Twin Cities

fall weekend vibes

Hopping weekend over here! Good food and drinks, adventures and aspirational outings...one for the record books in many ways. 

Started the weekend strong on Friday with a fantastic happy hour with Hannah and Abby at Pazzaluna in St. Paul...get the Sophia Loren, a pear-and-amaretto martini that, like its namesake, is a true classic. 

I spent Saturday morning on a frigid solo walk around Lake Harriet...my intended companion, Anna, was unable to make it as she and her husband Kevin welcomed their sweet baby boy to the world that morning instead! I think that beats a lake walk any day, personally. :)

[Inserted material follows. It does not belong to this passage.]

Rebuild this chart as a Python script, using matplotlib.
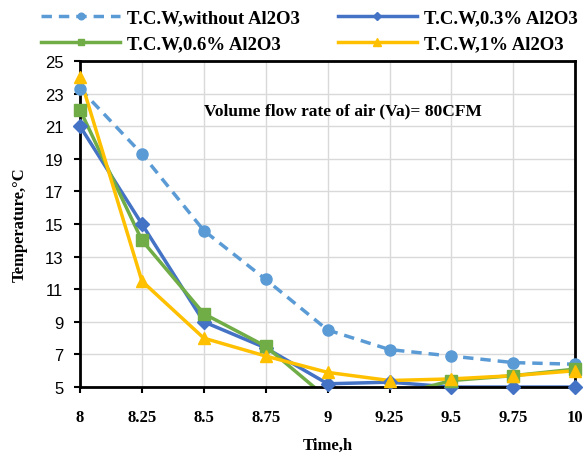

Jodester, Jonathan and I rendezvoused mid-afternoon to start the 2016 Midwest Homes Luxury Condo/Apartment Tour (what a mouthful!). Offering nine different sites this year, we checked out the Portland Tower condos and Edition Residences on Saturday afternoon. Both were finished beautifully and boasted fantastic views of the new Vikings stadium...although with price tags well out of my price range, it felt a bit masochistic to fall in love with views and finishes. 

Fortunately, we had Spoon and Stable in our future to dull the pain! 

It's my favorite place in the Twin Cities, I swear. We grabbed our usual corner booth in the bar and quickly ordered three of their new fall cocktails...a highball for Jonathan, a Jack Rose for mama, and a Sidecar for me.

Perfect homage to fall flavors. (Pro tip: while S&S's dining room books out three months in advance, dedicated fans can always get a seat in the bar if you show up by around 5pm. The place is genuinely FULL by about 5:30, though!)

The cocktails, as always, lived up to our high expectations. Jonathan also followed up with the daily, a riff on a Manhattan that gave the St. Paul Grill's a run for its money. 

(We may have ordered most of the bar menu: crispy potatoes, french fries with Bearnaise powder, creamed spinach and cheese curds, Brussels sprouts with apple butter and hazelnut crumbles, pork belly tacos, duck meatloaf sliders, and a butternut squash soup that nearly brought tears to my eyes. SO GOOD.)

All followed up with a decadent apple brown butter cake with apple-and-buttermilk custard and candied apple slices. Diane Yang, the house pastry chef, can do no wrong in my eyes. 

From Spoon and Stable, we hopped in a particularly hilarious Uber to head to the Target Center! The event? The "Kellogg's Tour Of Champions Gymnastics Exhibition." The crowd? Me, my mom and Jonathan, and thousands of little girls who do gymnastics and their parents. It was completely adorable - so many of them had cute signs or were wearing their gymnastics gear. I totally remember little Lizzie circa 1996 being similarly obsessed with the 96 team...and, despite the fact that I could barely do a handspring, thinking Olympic gold was in my future. 

The event itself was totally not what I was expecting...I was hoping for the actual Olympic routines, and instead it was a campy, choreographed and very overproduced romp through sound-and-lights "flashy" gymnastics. Our nosebleed seats didn't help much, either...still, in spite of all of that, the sheer athleticism and spectacle of what these people can do with their bodies blew me away. All in all, a fun, if random, night out! 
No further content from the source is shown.